You know what I mean… the rising tide of gold bearish articles now flooding the blogosphere. Smart writers far and wide schooling gold bugs about how gold is going to 1400 or even 1200 as the economy strengthens and the disaster premium is removed or as a deflationary spiral takes hold. Talk about opposite ends of a spectrum from which to bear talk the monetary metal.
Yes guys, gold became sponsored by the dumbest, most knee jerky money on the planet… 1.5 years ago at the height of the euro crisis! Now you pile on and try to school the masses on contrarian theory? It really looks a lot like trend following and wanna be heroism to me. But whatever.

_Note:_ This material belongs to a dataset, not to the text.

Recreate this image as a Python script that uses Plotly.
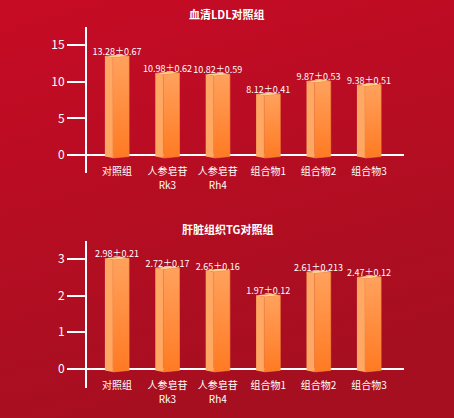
import base64
import plotly.graph_objects as go

# data
categories = ["对照组", "人参皂苷", "人参皂苷", "组合物1", "组合物2", "组合物3"]
category_sub = ["", "Rk3", "Rh4", "", "", ""]
ldl_mean = [13.28, 10.98, 10.82, 8.12, 9.87, 9.38]
ldl_sd = [0.67, 0.62, 0.59, 0.41, 0.53, 0.51]
tg_mean = [2.98, 2.72, 2.65, 1.97, 2.61, 2.47]
tg_sd = [0.21, 0.17, 0.16, 0.12, 0.213, 0.12]
ldl_ticks = [0, 5, 10, 15]
tg_ticks = [0, 1, 2, 3]

W, H = 454, 418
FONT = "Noto Sans CJK SC, Roboto, sans-serif"

panels = [
    # title, means, sds, ticks, y range, y domain, x label position, title y
    ("血清LDL对照组", ldl_mean, ldl_sd, ldl_ticks, [-2.45, 17.45], [0.5861, 0.9354], 0.6077, 0.9665),
    ("肝脏组织TG对照组", tg_mean, tg_sd, tg_ticks, [-0.52, 3.49], [0.0718, 0.4234], 0.0957, 0.4522),
]

fig = go.Figure()
layout_axes = {}
annotations = []
xs = list(range(len(categories)))

for k, (title, means, sds, ticks, yr, ydom, xpos, ty) in enumerate(panels):
    sfx = "" if k == 0 else str(k + 1)
    sub_sfx = str(k + 3)
    xa, ya, xsub = "x" + sfx, "y" + sfx, "x" + sub_sfx
    px_per_unit = (ydom[1] - ydom[0]) * H / (yr[1] - yr[0])
    h = 1.5 / px_per_unit
    base = -3 / px_per_unit

    for i, v in enumerate(means):
        xl, xe, xr = i - 0.24, i - 0.08, i + 0.24
        # left (lit) face
        fig.add_trace(go.Scatter(
            x=[xl, xe, xe, xl, xl], y=[base + h, base, v, v + h, base + h],
            fill="toself", fillcolor="#ffa863", mode="lines", line=dict(width=0),
            hoverinfo="skip", xaxis=xa, yaxis=ya))
        # right face with gradient
        fig.add_trace(go.Scatter(
            x=[xe, xr, xr, xe, xe], y=[base, base + h, v + h, v, base],
            fill="toself", mode="lines", line=dict(width=0.6, color="#f38a45"),
            fillgradient=dict(type="vertical", start=base, stop=v,
                              colorscale=[[0, "#ff7a22"], [1, "#ffa15c"]]),
            hoverinfo="skip", xaxis=xa, yaxis=ya))
        # top cap
        fig.add_trace(go.Scatter(
            x=[xl, xe, xr, xl + xr - xe, xl], y=[v + h, v, v + h, v + 2 * h, v + h],
            fill="toself", fillcolor="#ffcf86", mode="lines", line=dict(width=0),
            hoverinfo="skip", xaxis=xa, yaxis=ya))

    # value labels
    fig.add_trace(go.Scatter(
        x=xs, y=means, mode="text",
        text=[f"{m}±{s}" for m, s in zip(means, sds)],
        textposition="top center",
        textfont=dict(color="white", size=9, family=FONT),
        hoverinfo="skip", xaxis=xa, yaxis=ya))
    # empty trace so the second-line label axis gets drawn
    fig.add_trace(go.Scatter(x=xs, y=[None] * len(xs), mode="markers",
                             hoverinfo="skip", xaxis=xsub, yaxis=ya))

    common_x = dict(domain=[68 / W, 404 / W], range=[-0.972, 5.694], anchor="free",
                    tickvals=xs, showline=False, showgrid=False, zeroline=False, ticks="",
                    tickfont=dict(color="white", size=10, family=FONT))
    layout_axes["xaxis" + sfx] = dict(common_x, position=xpos, ticktext=categories)
    layout_axes["xaxis" + sub_sfx] = dict(common_x, position=xpos - 14 / H,
                                          ticktext=category_sub, overlaying=xa)
    layout_axes["yaxis" + sfx] = dict(
        domain=ydom, range=yr, anchor="free", position=86 / W,
        tickvals=ticks, showline=True, linecolor="white", linewidth=2,
        ticks="outside", ticklen=18, tickwidth=2, tickcolor="white",
        showgrid=False, zeroline=True, zerolinecolor="white", zerolinewidth=2,
        tickfont=dict(color="white", size=12, family=FONT))
    annotations.append(dict(
        text=f"<b>{title}</b>", x=0.5, y=ty, xref="paper", yref="paper",
        xanchor="center", yanchor="middle",
        showarrow=False, font=dict(color="white", size=11, family=FONT)))

# red gradient backdrop
svg = (f'<svg xmlns="http://www.w3.org/2000/svg" width="{W}" height="{H}" preserveAspectRatio="none">'
       '<defs><linearGradient id="g" x1="0" y1="0" x2="0.3" y2="1">'
       '<stop offset="0" stop-color="#c70b25"/><stop offset="1" stop-color="#a60f20"/>'
       '</linearGradient></defs>'
       f'<rect width="{W}" height="{H}" fill="url(#g)"/></svg>')
bg = "data:image/svg+xml;base64," + base64.b64encode(svg.encode()).decode()

fig.update_layout(
    width=W, height=H, autosize=False,
    margin=dict(l=0, r=0, t=0, b=0),
    paper_bgcolor="#b80d22", plot_bgcolor="rgba(0,0,0,0)",
    showlegend=False,
    annotations=annotations,
    images=[dict(source=bg, xref="paper", yref="paper", x=0, y=1, sizex=1, sizey=1,
                 sizing="stretch", layer="below")],
    **layout_axes,
)

# drop the page's default body margin so the figure fills the window
fig.write_html("out.html", config={"displayModeBar": False},
               post_script="document.body.style.margin='0';document.body.style.overflow='hidden';")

So where were these contrarians in summer, 2011 when when people should legitimately have been concerned about gold’s dangerous sentiment structure due to the big knee jerk into the metal? Where were the know-it-alls just after the recent QE3 when this was inserted into our newsletter?…
Sentiment is over bullish in the precious metals. Public opinion is over bullish,
Hulbert’s HGNSI is over bullish and the CoT data show that the little and big
speculators are over bullish. This should be cleared out before we renew our bullish
enthusiasm on a risk vs. reward basis. Broad stock sentiment is in a better state than
in the precious metals. It is mostly neutral.
Well, that brief summation has now been flipped over on its head and risk vs. reward is bullish in gold, meaning upside potential is now significantly better than downside potential.
Speaking of newsletters, here’s the graphic evidence to the “suicidal” gold newsletter writer sentiment (HGNSI) we noted recently. The most recent reading at Sentimentrader.com had been -6.3% and I noted earlier in the week that a friend had anecdotally advised -12.5%. Well, here it is.
The time to be taking a warning on a gold correction was summer, 2011. Nothing is sure in this screwed up financial world. But risk vs. reward is positive now and the growing legion of bloggers talking the metal down does nothing to challenge that notion.
 Adding a chart of GLD for visual perspective. While yesterday’s hype out of Europe was a big nothing, GLD is filling a gap it left yesterday. This could also be another in a line of Bear Flags. The daily trend is down and this is the stuff that emboldens the gold bears.
New lows (to that of last summer) would kill the intermediate trend but as of now, this remains a correction to a new intermediate up trend, as hard as that is to imagine at the moment.
[edit #2] Well what do you know? The Commitments of Traders are out and it seems like the trend here continues to be gold’s (and silver’s) friend on the long road away from risk and into reward. But never let some facts get in the way of a good story. So, with gold due to continue in its strained (and bullish) consolidation, let the smarty pants gold bears have their day in the sun. They really do sound smart because they have 1.5 years of consolidation/correction to make them sound that way.